Oh, and then Kenna and Mary had a gossip sesh about their AWOL friend while doing some sort of Ancient Egyptian/Roman cosplay…. right?
WTF #2: Do not have sex. You will fall out a window and die.
After last week’s scandalous sex webisodes, it’s like the show needed to make up for it with several after-school messages. First, a rando noble got sexed out a window and plummeted to her death:
Like, Henry literally THRUST HER OUT THE WINDOW WITH HIS D.
Then, Kenna gave Lola a safe-sex talk:
(OK seriously? Check yourself here, girl. Like five episodes ago you were a virgin and now you’re OH SO KNOWLEDGEABLE.)

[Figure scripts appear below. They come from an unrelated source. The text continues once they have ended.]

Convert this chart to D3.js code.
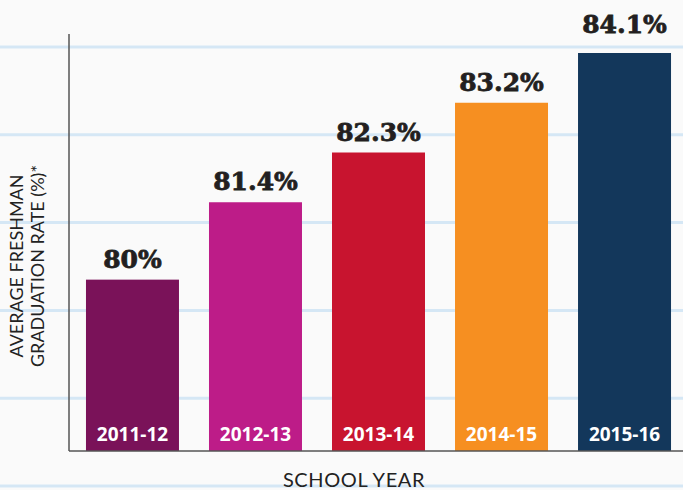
<!DOCTYPE html>
<html>
<head>
<meta charset="utf-8">
<script src="https://cdn.jsdelivr.net/npm/d3@7"></script>
<style>
  body { margin: 0; background: #fafafa; }
</style>
</head>
<body>
<div id="chart"></div>
<script>
const years = ["2011-12", "2012-13", "2013-14", "2014-15", "2015-16"];
const rates = [80, 81.4, 82.3, 83.2, 84.1];
const barColors = ["#7a1259", "#bd1c88", "#c8142f", "#f68f21", "#13375b"];
const rateLabels = ["80%", "81.4%", "82.3%", "83.2%", "84.1%"];

const width = 683, height = 490;
const margin = { left: 69, top: 53, right: -5, bottom: 39 };
const innerW = width - margin.left - margin.right;
const innerH = height - margin.top - margin.bottom;

const svg = d3.select("#chart").append("svg")
    .attr("width", width)
    .attr("height", height);

svg.append("rect")
    .attr("width", width)
    .attr("height", height)
    .attr("fill", "#fafafa");

// notebook style lines behind everything
const ruleY = d3.range(47, height, 87.8);
svg.selectAll("line.rule")
    .data(ruleY)
  .enter().append("line")
    .attr("class", "rule")
    .attr("x1", 0).attr("x2", width)
    .attr("y1", d => d).attr("y2", d => d)
    .attr("stroke", "#d5e7f5")
    .attr("stroke-width", 3);

const x = d3.scaleBand()
    .domain(years)
    .range([0, innerW])
    .paddingInner(0.244)
    .paddingOuter(0.138);

const y = d3.scaleLinear()
    .domain([76.9, 84.1])
    .range([innerH, 0]);

const g = svg.append("g")
    .attr("transform", "translate(" + margin.left + "," + margin.top + ")");

g.selectAll("rect.bar")
    .data(years)
  .enter().append("rect")
    .attr("class", "bar")
    .attr("x", d => x(d))
    .attr("y", (d, i) => y(rates[i]))
    .attr("width", x.bandwidth())
    .attr("height", (d, i) => innerH - y(rates[i]))
    .attr("fill", (d, i) => barColors[i]);

g.selectAll("text.val")
    .data(years)
  .enter().append("text")
    .attr("class", "val")
    .attr("x", d => x(d) + x.bandwidth() / 2)
    .attr("y", (d, i) => y(rates[i]) - (i === 4 ? 20 : 12))
    .attr("text-anchor", "middle")
    .style("font-family", "'DejaVu Serif', serif")
    .style("font-weight", "bold")
    .style("font-size", "25px")
    .attr("fill", "#231f20")
    .attr("stroke", "#231f20")
    .attr("stroke-width", 0.8)
    .text((d, i) => rateLabels[i]);

g.selectAll("text.cat")
    .data(years)
  .enter().append("text")
    .attr("class", "cat")
    .attr("x", d => x(d) + x.bandwidth() / 2)
    .attr("y", innerH - 10)
    .attr("text-anchor", "middle")
    .style("font-family", "'Open Sans', sans-serif")
    .style("font-weight", "bold")
    .style("font-size", "19px")
    .attr("fill", "#ffffff")
    .text(d => d);

// axes lines
g.append("line")
    .attr("x1", 0).attr("x2", 0)
    .attr("y1", -19).attr("y2", innerH)
    .attr("stroke", "#555")
    .attr("stroke-width", 1.5);
g.append("line")
    .attr("x1", 0).attr("x2", innerW)
    .attr("y1", innerH).attr("y2", innerH)
    .attr("stroke", "#555")
    .attr("stroke-width", 1.5);

svg.append("text")
    .attr("x", 354)
    .attr("y", 487)
    .attr("text-anchor", "middle")
    .style("font-family", "Lato, sans-serif")
    .style("font-size", "20px")
    .style("letter-spacing", "0.6px")
    .attr("fill", "#222")
    .text("SCHOOL YEAR");

const yt = svg.append("text")
    .attr("transform", "translate(0,266) rotate(-90)")
    .attr("text-anchor", "middle")
    .style("font-family", "Lato, sans-serif")
    .style("font-size", "18px")
    .attr("fill", "#222");
yt.append("tspan").attr("x", 0).attr("y", 23).text("AVERAGE FRESHMAN");
yt.append("tspan").attr("x", 0).attr("y", 44).text("GRADUATION RATE (%)*");
</script>
</body>
</html>
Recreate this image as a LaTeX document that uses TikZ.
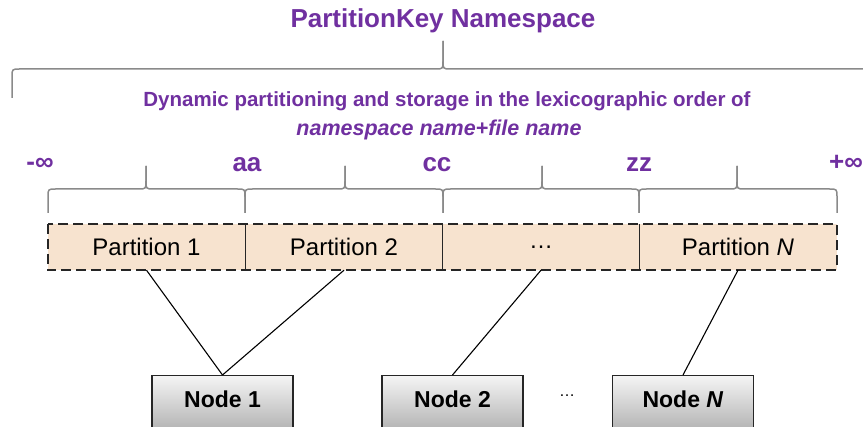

Lola almost had the scary abortion, and did you know there are potions that make babies?
It’s true, just visit Cathy’s Sex Apothecary! Guaranteed to produce heirs!
Let’s back up a sec to the dotted swiss dress that Kenna wore while trying to viriginally seduce this visiting noble.
DOTTED SWISS. NOT INVENTED FOR ANOTHER 200 YEARS.
Like, I know they’ve clearly never tried to have historically accurate outfits, but this is a new, amazing level of extra-not trying to have historical outfits.
WTF #1: Feral Olivia
Occassionally, we feel especially at one with the TV gods. Like when we pull a theory out of thin air and it turns out to be correct.
FERAL OLIVIA! TOTALLY CALLED IT! And more proud of that fact than we should be.
Though, leave it to this show to throw in a twist nobody could have ever predicted — Clarissa Olivia totally killing a priest with HIS OWN CRUCIFIX. Oh, and also how Olivia may be the blood slave to the beast the pagans all worship/fear in the woods and/or she may now be possessed by said beast?
Speaking of Clarissa, PREDICTION FOR THE FUTURE: She’ll turn up as a Mysterious Visiting Noble, completely made-over, and with many etiquette lessons under her belt. With her grace and charm, she’ll worm her way into French Court, only to wreck havoc on all those in residence.
So basically, like Revenge (!!!) but in Renaissancey times.